Потом выпрямляется и снова смотрит на меня, теперь уже совсем другим взглядом: тяжёлым, глубоким, изучающим. И где-то на уровне первобытных инстинктов я узнаю этот взгляд.
Так смотрят друг на друга женщины, когда знают, что спали с одним и тем же мужчиной.
Глава 6
Чувствую, как кровь отливает от моего лица, собирается в болезненный ком в районе солнечного сплетения и через мгновение бурлящим потоком устремляется обратно, окрашивая щёки в колючий огненный цвет.
— Я Варя, — говорит гостья. — Девушка Петра.
Непроизвольно делаю шаг назад и морщусь.
— И я здесь живу.
Нет. Нет, не может такого быть. Я же спрашивала его про жену. Мы провели вместе целую неделю, половину которой я находилась в его квартире, и совершенно точно тут не живёт никакая девушка. Я бы заметила, я бы нашла какие-то вещи, не знаю — расчёску с застрявшим длинным белым волосом, пачку прокладок в тумбочке под раковиной, домашние тапочки крошечного размера на обувной полке.
Банку нерафинированного кокосового масла в холодильнике.
Богатый набор инструментов для выпечки, когда сам не любишь готовить.
Шоколад в каллетах. Чёртов шоколад в каллетах.
И коробки, совсем не вписывающиеся в интерьер коробки, которые якобы куда-то надо отправить. «Я прибрался перед Новым годом», — сказал он мне тогда.
Может, это всё-таки какая-то ошибка?
Сейчас же выяснится, что это всего лишь нелепая ошибка, да?
Но желудок сворачивается узлом, диафрагма сжимает лёгкие, а сердце колотится в горле.
Потому что нет никакой ошибки. И я поняла это ещё до того, как Варя представилась.
У Петра есть девушка.
А кто тогда я?
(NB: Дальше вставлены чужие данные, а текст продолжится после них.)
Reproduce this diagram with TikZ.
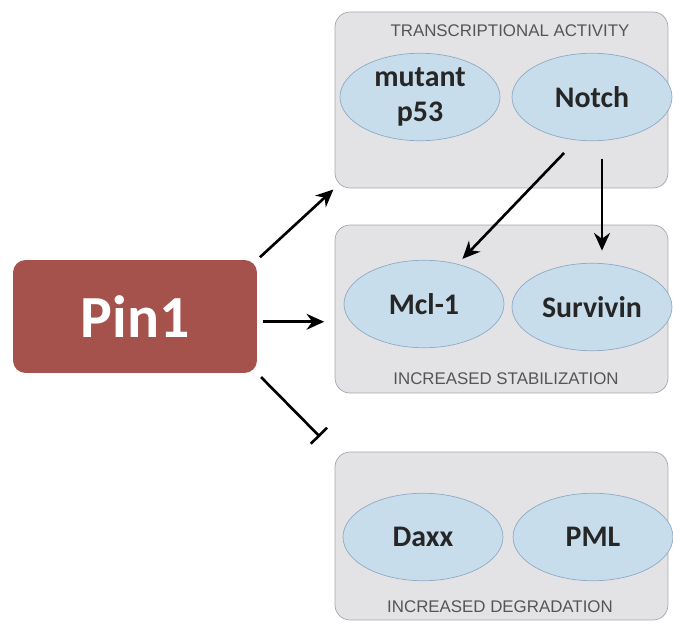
\documentclass[tikz,border=0pt]{standalone}
\usepackage{fontspec}
\setsansfont{Liberation Sans}
\newfontfamily\calfont{Carlito}
\usepackage{tikz}
\usetikzlibrary{arrows.meta,calc,positioning,shapes.geometric}
\definecolor{pinred}{HTML}{A5524C}
\definecolor{panelgray}{HTML}{E3E3E6}
\definecolor{paneledge}{HTML}{A2A6AE}
\definecolor{ovalblue}{HTML}{C8DDEC}
\definecolor{ovaledge}{HTML}{8FAAC4}
\definecolor{labelgray}{HTML}{555555}

\begin{document}
\begin{tikzpicture}[x=0.02cm,y=-0.02cm,
    panel/.style={draw=paneledge,fill=panelgray,rounded corners=0.3cm,minimum width=6.66cm,inner sep=0pt},
    oval/.style={ellipse,draw=ovaledge,fill=ovalblue,minimum width=3.2cm,minimum height=1.75cm,inner sep=0pt,
      font=\calfont\bfseries\fontsize{17}{20}\selectfont,text=black!85,align=center},
    tag/.style={font=\sffamily\fontsize{9.6}{11}\selectfont,text=labelgray},
    arr/.style={-{Stealth[length=10pt,width=9pt]},line width=1.5pt},
    blk/.style={-{Bar[width=13pt]},line width=1.5pt}]
  \useasboundingbox (0,0) rectangle (673,625);
  % panels
  \node[panel,minimum height=3.52cm] (trans) at (501.5,100) {};
  \node[panel,minimum height=3.36cm] (stab) at (501.5,309) {};
  \node[panel,minimum height=3.36cm] (degr) at (501.5,536) {};
  \node[tag] (transtag) at (510,31) {TRANSCRIPTIONAL ACTIVITY};
  \node[tag] (stabtag) at (506,379) {INCREASED STABILIZATION};
  \node[tag] (degrtag) at (500,607) {INCREASED DEGRADATION};
  % proteins
  \node[oval] (p53) at (420,97) {mutant\\p53};
  \node[oval] (notch) at (592,97) {Notch};
  \node[oval] (mcl) at (424,304) {Mcl-1};
  \node[oval] (surv) at (592,307) {Survivin};
  \node[oval] (daxx) at (423,537) {Daxx};
  \node[oval] (pml) at (593,537) {PML};
  % Pin1
  \node[fill=pinred,rounded corners=0.25cm,minimum width=4.88cm,minimum height=2.26cm,
    font=\calfont\bfseries\fontsize{34}{36}\selectfont,text=white] (pin) at (135,316.5) {Pin1};
  % links
  \draw[arr,shorten <=2pt,shorten >=1pt] (pin.north east) -- (trans.south west);
  \draw[arr,shorten <=3pt,shorten >=6pt] ([yshift=-3pt]pin.east) -- ([yshift=-3pt]pin.east -| stab.west);
  \draw[blk,shorten <=3pt,shorten >=12pt] (pin.south east) -- (degr.north west);
  \draw[arr,shorten <=10pt,shorten >=4pt] (notch.250) -- (mcl.50);
  \draw[arr,shorten <=10pt,shorten >=7pt] ([xshift=0.2cm]notch.south) -- ([xshift=0.2cm]surv.north);
\end{tikzpicture}
\end{document}
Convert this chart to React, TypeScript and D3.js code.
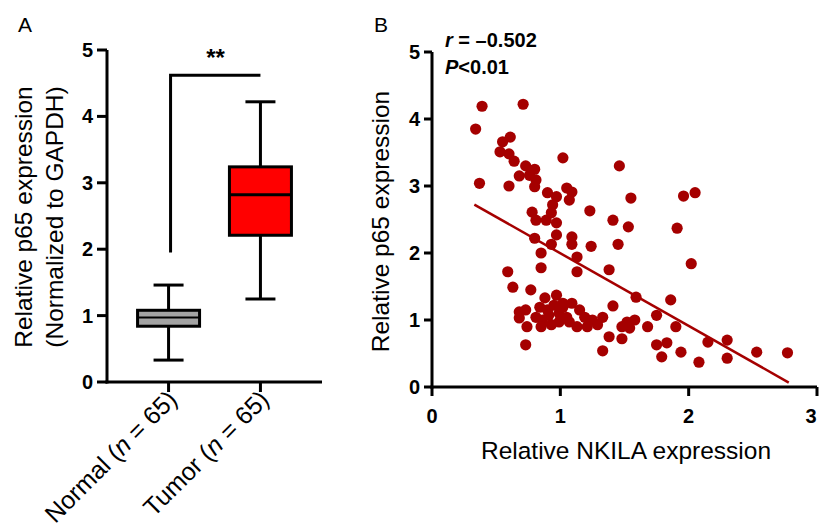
import React from 'react';
import * as d3 from 'd3';

// panel A: box plot summary (min, q1, median, q3, max)
const groups = ['Normal', 'Tumor'];
const boxMin = [0.33, 1.25];
const boxQ1 = [0.84, 2.21];
const boxMedian = [0.97, 2.82];
const boxQ3 = [1.08, 3.24];
const boxMax = [1.46, 4.22];
const boxColors = ['#a3a3a3', '#ff0000'];
const yTicksA = [0, 1, 2, 3, 4, 5];

// panel B: scatter of NKILA vs p65
const nkila = [
  0.39, 0.71, 0.34, 0.61, 0.55, 0.53, 0.6, 0.64, 0.73, 0.8, 0.76, 0.68, 0.81, 0.8, 1.02,
  0.37, 0.6, 0.9, 0.97, 1.05, 1.09, 1.07, 1.23, 1.41, 1.46, 0.78, 0.81, 0.89, 0.97, 0.94,
  0.93, 0.8, 0.97, 1.09, 1.09, 1.24, 1.45, 0.93, 0.85, 1.13, 1.13, 1.38, 0.85, 1.55, 1.53,
  1.96, 2.05, 1.91, 2.02, 0.59, 0.63, 0.77, 0.97, 0.88, 0.73, 0.84, 0.9, 0.99, 1.02, 0.81,
  0.86, 0.99, 0.74, 0.85, 0.73, 1.02, 1.09, 1.15, 1.19, 1.25, 1.33, 1.29, 1.13, 1.05, 1.52,
  1.58, 1.54, 1.48, 1.68, 1.75, 1.38, 1.48, 1.33, 1.75, 1.79, 1.59, 1.41, 1.86, 1.9, 1.83,
  1.94, 2.15, 2.3, 2.3, 2.08, 2.53, 2.77, 0.91, 0.95, 0.68, 0.68, 1.21, 1.07, 0.93,
];
const p65 = [
  4.19, 4.22, 3.85, 3.73, 3.66, 3.51, 3.48, 3.37, 3.3, 3.25, 3.16, 3.15, 3.09, 2.99, 3.42,
  3.04, 3.0, 2.9, 2.84, 2.97, 2.91, 2.79, 2.63, 2.49, 3.3, 2.61, 2.49, 2.49, 2.45, 2.72,
  2.6, 2.22, 2.27, 2.24, 2.13, 2.1, 2.13, 2.13, 2.0, 1.94, 1.72, 1.75, 1.78, 2.82, 2.39,
  2.85, 2.9, 2.37, 1.84, 1.72, 1.49, 1.45, 1.37, 1.33, 1.15, 1.19, 1.15, 1.1, 1.19, 1.04,
  1.0, 0.97, 0.9, 0.9, 0.63, 1.25, 1.25, 1.15, 1.04, 1.0, 1.04, 0.93, 0.9, 1.04, 0.97,
  1.0, 0.88, 0.9, 0.9, 1.07, 0.75, 0.72, 0.54, 0.63, 0.45, 1.34, 1.21, 1.3, 0.9, 0.66,
  0.52, 0.67, 0.7, 0.43, 0.37, 0.52, 0.51, 1.07, 1.22, 1.12, 1.03, 0.9, 0.97, 0.93,
];
const fitSlope = -1.084;
const fitIntercept = 3.08;
const fitRange = [0.33, 2.78];
const xTicksB = [0, 1, 2, 3];
const yTicksB = [0, 1, 2, 3, 4, 5];

const font = '"Liberation Sans", Arial, sans-serif';
const dotColor = '#a50000';

const App = () => {
  // panel A scales
  const yA = d3.scaleLinear().domain([0, 5]).range([382, 50]);
  const xA = d3.scalePoint<string>().domain(groups).range([107, 322]).padding(0.67);
  const boxW = 62;
  const capW = 30;

  // panel B scales
  const xB = d3.scaleLinear().domain([0, 3]).range([432, 817]);
  const yB = d3.scaleLinear().domain([0, 5]).range([387, 52]);

  const fitLine = d3.line<number>()
    .x(d => xB(d))
    .y(d => yB(fitIntercept + fitSlope * d));

  return (
    <svg width={819} height={529} style={{ position: 'absolute', left: 0, top: 0, background: '#fff' }}
      fontFamily={font}>
      {/* ---------- panel A ---------- */}
      <text x={18} y={32} fontSize={21}>A</text>
      <g transform="translate(32,217) rotate(-90)" fontSize={24.5} textAnchor="middle">
        <text x={0} y={0}>Relative p65 expression</text>
        <text x={0} y={31}>(Normalized to GAPDH)</text>
      </g>

      {/* significance bracket */}
      <path d={`M${xA('Normal')! + 2},${yA(1.95)} V${yA(4.62)} H${xA('Tumor')}`}
        fill="none" stroke="#000" strokeWidth={3} />
      <text x={(xA('Normal')! + xA('Tumor')!) / 2 + 1} y={66} fontSize={24} fontWeight="bold"
        textAnchor="middle">**</text>

      {groups.map((g, i) => {
        const cx = xA(g)!;
        return (
          <g key={g} stroke="#000" strokeWidth={3}>
            <line x1={cx} x2={cx} y1={yA(boxMax[i])} y2={yA(boxQ3[i])} />
            <line x1={cx} x2={cx} y1={yA(boxQ1[i])} y2={yA(boxMin[i])} />
            <line x1={cx - capW / 2} x2={cx + capW / 2} y1={yA(boxMax[i])} y2={yA(boxMax[i])} />
            <line x1={cx - capW / 2} x2={cx + capW / 2} y1={yA(boxMin[i])} y2={yA(boxMin[i])} />
            <rect x={cx - boxW / 2} width={boxW} y={yA(boxQ3[i])}
              height={yA(boxQ1[i]) - yA(boxQ3[i])} fill={boxColors[i]} />
            <line x1={cx - boxW / 2} x2={cx + boxW / 2} y1={yA(boxMedian[i])} y2={yA(boxMedian[i])}
              strokeWidth={i === 0 ? 2 : 3} />
          </g>
        );
      })}

      {/* axes A */}
      <line x1={107} x2={107} y1={yA(5)} y2={yA(0) + 1.5} stroke="#000" strokeWidth={3} />
      <line x1={105.5} x2={322} y1={yA(0)} y2={yA(0)} stroke="#000" strokeWidth={3} />
      {yTicksA.map(t => (
        <g key={t}>
          <line x1={97} x2={107} y1={yA(t)} y2={yA(t)} stroke="#000" strokeWidth={3} />
          <text x={93} y={yA(t) + 7} fontSize={20} fontWeight="bold" textAnchor="end">{t}</text>
        </g>
      ))}
      {groups.map(g => (
        <g key={g}>
          <line x1={xA(g)} x2={xA(g)} y1={yA(0)} y2={yA(0) + 10} stroke="#000" strokeWidth={3} />
          <text transform={`translate(${xA(g)! + 10},${yA(0) + 19}) rotate(-45)`} fontSize={25}
            textAnchor="end">
            {g} (<tspan fontStyle="italic">n</tspan> = 65)
          </text>
        </g>
      ))}

      {/* ---------- panel B ---------- */}
      <text x={374} y={32} fontSize={21}>B</text>
      <text transform={`translate(389,${(yB(0) + yB(5)) / 2 + 2}) rotate(-90)`} fontSize={24.5}
        textAnchor="middle">Relative p65 expression</text>
      <text x={445} y={47} fontSize={20} fontWeight="bold">
        <tspan fontStyle="italic">r</tspan> = –0.502
      </text>
      <text x={445} y={74} fontSize={20} fontWeight="bold">
        <tspan fontStyle="italic">P</tspan>&lt;0.01
      </text>

      {nkila.map((v, i) => (
        <circle key={i} cx={xB(v)} cy={yB(p65[i])} r={5.6} fill={dotColor} />
      ))}
      <path d={fitLine(fitRange) ?? ''} fill="none" stroke={dotColor} strokeWidth={2.5} />

      {/* axes B */}
      <line x1={432} x2={432} y1={yB(5)} y2={yB(0) + 1.5} stroke="#000" strokeWidth={3} />
      <line x1={430.5} x2={817} y1={yB(0)} y2={yB(0)} stroke="#000" strokeWidth={3} />
      {yTicksB.map(t => (
        <g key={t}>
          <line x1={424} x2={432} y1={yB(t)} y2={yB(t)} stroke="#000" strokeWidth={3} />
          <text x={420} y={yB(t) + 7} fontSize={20} fontWeight="bold" textAnchor="end">{t}</text>
        </g>
      ))}
      {xTicksB.map(t => (
        <g key={t}>
          <line x1={xB(t)} x2={xB(t)} y1={yB(0)} y2={yB(0) + 9} stroke="#000" strokeWidth={3} />
          <text x={Math.min(xB(t), 811)} y={423} fontSize={20} fontWeight="bold"
            textAnchor="middle">{t}</text>
        </g>
      ))}
      <text x={626} y={459} fontSize={24.5} textAnchor="middle">Relative NKILA expression</text>
    </svg>
  );
};

export default App;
Любовница? Развлечение на выходные? Случайная дырка для праздничного перепихона, чтобы скрасить время, пока подружка в отъезде?
Кажется, Варя без всех этих ярлыков понимает, кто я: лохматая женщина в его одежде и в его квартире. Совершенно тут лишняя. Да ещё и кашеварит что-то…
О боже, мои оладушки! Вылетели из головы и, оставшись без внимания, сгорели, и теперь над плитой вьются густые клубы белого дыма. Подбегаю, разгоняю смог лопаткой, хватаюсь за сковороду и тут же, вскрикнув, отбрасываю её, прижимаю руку к себе. Я совершенно забыла про прихватку и стиснула чугунную рукоять голой ладонью, и теперь её пронзает острая боль.
Варя мгновенно появляется на кухне, включает кран с холодной водой, обхватывает пальцами моё запястье и сует руку под струю. Я дрожу, чувствую, как отчаянно щиплет в переносице, а на нижних ресницах собираются солёные капли.
Варя молча выключает плиту, снимает пальто и шапку, возвращается в прихожую и разувается. Потом распахивает окна, чтобы проветрить. На кухне уверенным движением достаёт аптечку из верхнего ящика: знает, что делает, не то что я, когда растерянно рылась в незнакомых шкафах. Выкладывает на стол бинт, находит упаковку с какой-то мазью, достаёт инструкцию и внимательно её читает. На Варе платье-свитер цвета овсяной каши, просторное, подчёркивает хрупкие плечи. Она почти прозрачная, неземная, настоящая эльфийская женщина с тонкими пальцами, гладкой кожей и копной блестящих волос того самого натурального оттенка, за который девушки продают душу дьяволу в салонах красоты. Откладывает инструкцию, аккуратно притягивает к себе мою покрасневшую руку и сосредоточенно рассматривает ладонь. Я же разглядываю россыпь крошечных веснушек на её щеках.
Пахнет ванилью и ромашками.
— Не так уж и страшно, — произносит Варя, и я замечаю, что даже голос у неё нежный и мелодичный. — До свадьбы заживёт.